Veut-on un exemple de la variété des sécrétions, on peut examiner sommairement celles qui se produisent le long du canal digestif. Voici d’abord, à l’origine de ce canal, les salives, qui sont composées différemment, suivant les glandes qui les fournissent : la glande parotide sécrète pour la mastication, la glande sous-maxillaire pour la gustation, la glande sublinguale et les glandules buccales pour la déglutition[1]. Voici plus loin le suc gastrique qui sort de la membrane muqueuse de l’estomac ; il est caractérisé par un ferment digestif, la pepsine. Le foie a une sécrétion double ; il donne la bile et le glycogène, comme nous l’exposerons dans un instant, car il nous faudra revenir sur ce sujet, qui rappelle une des plus brillantes découvertes de la physiologie contemporaine. Le pancréas donne un suc spécial, la pancréatine, qui a la propriété de saponifier les corps gras et de les rendre ainsi propres à entrer dans l’organisme ; quand la pancréatine vient à manquer, les substances grasses sont rejetées sans subir aucune digestion.

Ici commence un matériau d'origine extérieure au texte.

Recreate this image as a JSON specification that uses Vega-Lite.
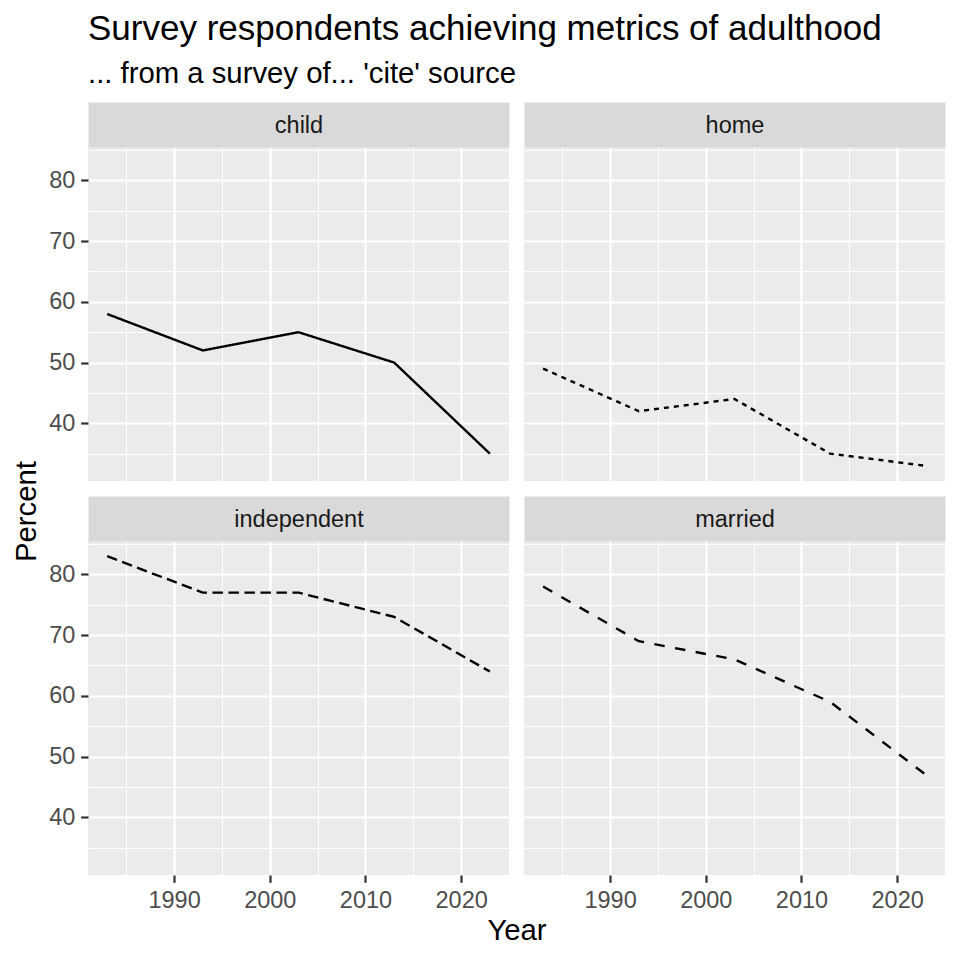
{
  "$schema": "https://vega.github.io/schema/vega-lite/v6.json",
  "background": "white",
  "padding": {"left": 12, "top": 12, "right": 15, "bottom": 13},
  "title": {
    "text": "Survey respondents achieving metrics of adulthood",
    "subtitle": "... from a survey of... 'cite' source",
    "anchor": "start",
    "frame": "group",
    "font": "Liberation Sans",
    "subtitleFont": "Liberation Sans",
    "fontSize": 35,
    "subtitleFontSize": 29.3,
    "fontWeight": "normal",
    "color": "#000000",
    "subtitleColor": "#000000",
    "subtitlePadding": 13,
    "offset": 24
  },
  "datasets": {
    "adult": [
      {"metric": "child", "year": 1983, "percent": 58},
      {"metric": "child", "year": 1993, "percent": 52},
      {"metric": "child", "year": 2003, "percent": 55},
      {"metric": "child", "year": 2013, "percent": 50},
      {"metric": "child", "year": 2023, "percent": 35},
      {"metric": "home", "year": 1983, "percent": 49},
      {"metric": "home", "year": 1993, "percent": 42},
      {"metric": "home", "year": 2003, "percent": 44},
      {"metric": "home", "year": 2013, "percent": 35},
      {"metric": "home", "year": 2023, "percent": 33},
      {"metric": "independent", "year": 1983, "percent": 83},
      {"metric": "independent", "year": 1993, "percent": 77},
      {"metric": "independent", "year": 2003, "percent": 77},
      {"metric": "independent", "year": 2013, "percent": 73},
      {"metric": "independent", "year": 2023, "percent": 64},
      {"metric": "married", "year": 1983, "percent": 78},
      {"metric": "married", "year": 1993, "percent": 69},
      {"metric": "married", "year": 2003, "percent": 66},
      {"metric": "married", "year": 2013, "percent": 59},
      {"metric": "married", "year": 2023, "percent": 47}
    ]
  },
  "config": {
    "view": {"stroke": null, "fill": "#EBEBEB"},
    "font": "Liberation Sans",
    "axis": {
      "domain": false,
      "gridColor": "#FFFFFF",
      "tickColor": "#333333",
      "tickSize": 7.3,
      "tickWidth": 2.2,
      "labelFont": "Liberation Sans",
      "labelFontSize": 23.5,
      "labelColor": "#4D4D4D",
      "labelPadding": 5.9,
      "labelOverlap": false,
      "labelFlush": false,
      "titleFont": "Liberation Sans",
      "titleFontWeight": "normal",
      "titleColor": "#000000",
      "titleFontSize": 29.3
    }
  },
  "columns": 2,
  "bounds": "flush",
  "spacing": {"row": 60, "column": 15},
  "concat": [
    {
      "width": 421, "height": 334,
      "data": {"name": "adult"},
      "transform": [{"filter": "datum.metric === 'child'"}],
      "resolve": {"axis": {"x": "independent", "y": "independent"}},
      "layer": [
        {
          "mark": {"type": "line", "strokeOpacity": 0},
          "encoding": {
            "x": {"field": "year", "type": "quantitative", "scale": {"domain": [1981, 2025], "nice": false, "zero": false},
              "axis": {"orient": "top", "values": [1985, 1990, 1995, 2000, 2005, 2010, 2015, 2020, 2025], "labels": false, "ticks": false,
                "grid": true, "gridWidth": {"condition": {"test": "datum.value % 10 === 0", "value": 2.2}, "value": 1.1},
                "domain": true, "domainColor": "#D9D9D9", "domainWidth": 45, "offset": 22.5,
                "title": "child", "titleFontSize": 23.5, "titleColor": "#1A1A1A", "titleBaseline": "middle", "titleY": 1}},
            "y": {"field": "percent", "type": "quantitative", "scale": {"domain": [30.5, 85.5], "nice": false, "zero": false},
              "axis": {"orient": "left", "values": [35, 40, 45, 50, 55, 60, 65, 70, 75, 80, 85],
                "labelExpr": "datum.value % 10 === 0 ? datum.label : ''",
                "tickOpacity": {"condition": {"test": "datum.value % 10 === 0", "value": 1}, "value": 0},
                "grid": true, "gridWidth": {"condition": {"test": "datum.value % 10 === 0", "value": 2.2}, "value": 1.1},
                "title": "Percent", "titleY": 364, "titlePadding": 7.3}}
          }
        },
        {
          "mark": {"type": "line", "color": "#000000", "strokeWidth": 2.4},
          "encoding": {
            "x": {"field": "year", "type": "quantitative", "scale": {"domain": [1981, 2025], "nice": false, "zero": false}, "axis": null},
            "y": {"field": "percent", "type": "quantitative", "scale": {"domain": [30.5, 85.5], "nice": false, "zero": false}, "axis": null},
            "strokeDash": {"field": "metric", "type": "nominal", "legend": null,
              "scale": {"domain": ["child", "home", "independent", "married"], "range": [[1, 0], [5, 5], [10.5, 5.5], [10.5, 10.5]]}}
          }
        }
      ]
    },
    {
      "width": 421, "height": 334,
      "data": {"name": "adult"},
      "transform": [{"filter": "datum.metric === 'home'"}],
      "resolve": {"axis": {"x": "independent", "y": "independent"}},
      "layer": [
        {
          "mark": {"type": "line", "strokeOpacity": 0},
          "encoding": {
            "x": {"field": "year", "type": "quantitative", "scale": {"domain": [1981, 2025], "nice": false, "zero": false},
              "axis": {"orient": "top", "values": [1985, 1990, 1995, 2000, 2005, 2010, 2015, 2020, 2025], "labels": false, "ticks": false,
                "grid": true, "gridWidth": {"condition": {"test": "datum.value % 10 === 0", "value": 2.2}, "value": 1.1},
                "domain": true, "domainColor": "#D9D9D9", "domainWidth": 45, "offset": 22.5,
                "title": "home", "titleFontSize": 23.5, "titleColor": "#1A1A1A", "titleBaseline": "middle", "titleY": 1}},
            "y": {"field": "percent", "type": "quantitative", "scale": {"domain": [30.5, 85.5], "nice": false, "zero": false},
              "axis": {"orient": "left", "values": [35, 40, 45, 50, 55, 60, 65, 70, 75, 80, 85], "labels": false, "ticks": false,
                "grid": true, "gridWidth": {"condition": {"test": "datum.value % 10 === 0", "value": 2.2}, "value": 1.1},
                "title": null}}
          }
        },
        {
          "mark": {"type": "line", "color": "#000000", "strokeWidth": 2.4},
          "encoding": {
            "x": {"field": "year", "type": "quantitative", "scale": {"domain": [1981, 2025], "nice": false, "zero": false}, "axis": null},
            "y": {"field": "percent", "type": "quantitative", "scale": {"domain": [30.5, 85.5], "nice": false, "zero": false}, "axis": null},
            "strokeDash": {"field": "metric", "type": "nominal", "legend": null,
              "scale": {"domain": ["child", "home", "independent", "married"], "range": [[1, 0], [5, 5], [10.5, 5.5], [10.5, 10.5]]}}
          }
        }
      ]
    },
    {
      "width": 421, "height": 334,
      "data": {"name": "adult"},
      "transform": [{"filter": "datum.metric === 'independent'"}],
      "resolve": {"axis": {"x": "independent", "y": "independent"}},
      "layer": [
        {
          "mark": {"type": "line", "strokeOpacity": 0},
          "encoding": {
            "x": {"field": "year", "type": "quantitative", "scale": {"domain": [1981, 2025], "nice": false, "zero": false},
              "axis": {"orient": "top", "values": [1985, 1990, 1995, 2000, 2005, 2010, 2015, 2020, 2025], "labels": false, "ticks": false,
                "grid": true, "gridWidth": {"condition": {"test": "datum.value % 10 === 0", "value": 2.2}, "value": 1.1},
                "domain": true, "domainColor": "#D9D9D9", "domainWidth": 45, "offset": 22.5,
                "title": "independent", "titleFontSize": 23.5, "titleColor": "#1A1A1A", "titleBaseline": "middle", "titleY": 1}},
            "y": {"field": "percent", "type": "quantitative", "scale": {"domain": [30.5, 85.5], "nice": false, "zero": false},
              "axis": {"orient": "left", "values": [35, 40, 45, 50, 55, 60, 65, 70, 75, 80, 85],
                "labelExpr": "datum.value % 10 === 0 ? datum.label : ''",
                "tickOpacity": {"condition": {"test": "datum.value % 10 === 0", "value": 1}, "value": 0},
                "grid": true, "gridWidth": {"condition": {"test": "datum.value % 10 === 0", "value": 2.2}, "value": 1.1},
                "title": null}}
          }
        },
        {
          "mark": {"type": "line", "color": "#000000", "strokeWidth": 2.4},
          "encoding": {
            "x": {"field": "year", "type": "quantitative", "scale": {"domain": [1981, 2025], "nice": false, "zero": false},
              "axis": {"orient": "bottom", "values": [1990, 2000, 2010, 2020], "format": "d", "grid": false,
                "title": "Year", "titleX": 428.5, "titlePadding": 5}},
            "y": {"field": "percent", "type": "quantitative", "scale": {"domain": [30.5, 85.5], "nice": false, "zero": false}, "axis": null},
            "strokeDash": {"field": "metric", "type": "nominal", "legend": null,
              "scale": {"domain": ["child", "home", "independent", "married"], "range": [[1, 0], [5, 5], [10.5, 5.5], [10.5, 10.5]]}}
          }
        }
      ]
    },
    {
      "width": 421, "height": 334,
      "data": {"name": "adult"},
      "transform": [{"filter": "datum.metric === 'married'"}],
      "resolve": {"axis": {"x": "independent", "y": "independent"}},
      "layer": [
        {
          "mark": {"type": "line", "strokeOpacity": 0},
          "encoding": {
            "x": {"field": "year", "type": "quantitative", "scale": {"domain": [1981, 2025], "nice": false, "zero": false},
              "axis": {"orient": "top", "values": [1985, 1990, 1995, 2000, 2005, 2010, 2015, 2020, 2025], "labels": false, "ticks": false,
                "grid": true, "gridWidth": {"condition": {"test": "datum.value % 10 === 0", "value": 2.2}, "value": 1.1},
                "domain": true, "domainColor": "#D9D9D9", "domainWidth": 45, "offset": 22.5,
                "title": "married", "titleFontSize": 23.5, "titleColor": "#1A1A1A", "titleBaseline": "middle", "titleY": 1}},
            "y": {"field": "percent", "type": "quantitative", "scale": {"domain": [30.5, 85.5], "nice": false, "zero": false},
              "axis": {"orient": "left", "values": [35, 40, 45, 50, 55, 60, 65, 70, 75, 80, 85], "labels": false, "ticks": false,
                "grid": true, "gridWidth": {"condition": {"test": "datum.value % 10 === 0", "value": 2.2}, "value": 1.1},
                "title": null}}
          }
        },
        {
          "mark": {"type": "line", "color": "#000000", "strokeWidth": 2.4},
          "encoding": {
            "x": {"field": "year", "type": "quantitative", "scale": {"domain": [1981, 2025], "nice": false, "zero": false},
              "axis": {"orient": "bottom", "values": [1990, 2000, 2010, 2020], "format": "d", "grid": false, "title": null}},
            "y": {"field": "percent", "type": "quantitative", "scale": {"domain": [30.5, 85.5], "nice": false, "zero": false}, "axis": null},
            "strokeDash": {"field": "metric", "type": "nominal", "legend": null,
              "scale": {"domain": ["child", "home", "independent", "married"], "range": [[1, 0], [5, 5], [10.5, 5.5], [10.5, 10.5]]}}
          }
        }
      ]
    }
  ]
}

Il existe encore d’autres sécrétions intestinales qui agissent sur les alimens ; mais il en est une que M. Claude Bernard a signalée récemment et qui donne au phénomène de la digestion une physionomie toute nouvelle. On a supposé pendant longtemps que les alimens élaborés par la digestion sont directement absorbés dans le sang. M. Claude Bernard fait à cette théorie des objections graves. Si le sang était le résultat direct de l’absorption alimentaire, il devrait changer de composition dans un même animal suivant le mode de nourriture, il devrait surtout avoir une constitution différente chez les herbivores et les carnivores. Or on constate qu’il conserve une composition sensiblement constante malgré la diversité des alimentations. Il faut ajouter que les principes immédiats du sang, tels que l’albumine, la fibrine, ne se rencontrent pas tout formés dans le canal intestinal, et qu’il faut par conséquent qu’ils soient élaborés quelque part avant d’entrer dans le sang. Guidé par ces idées, M. Claude Bernard a commencé une série de recherches dont les détails sont encore inédits, mais qui l’ont conduit à admettre qu’entre l’élaboration digestive qui se fait dans l’intestin et l’ab-

  1. C’est M. Claude Bernard qui a découvert le rôle des différentes salives, et les études qu’il a faites sur les organes salivaires éclairent la théorie générale des sécrétions. Ainsi il a montré que les salives se forment pendant le repos des glandes, par une sorte de travail de nutrition ; la circulation sanguine est alors peu active, le sang sort des veines glandulaires tout à fait noir et dépourvu d’oxygène. L’émission salivaire se fait par une excitation nerveuse de la glande ; la circulation s’active alors, et pendant cette phase le sang veineux est rouge comme du sang artériel.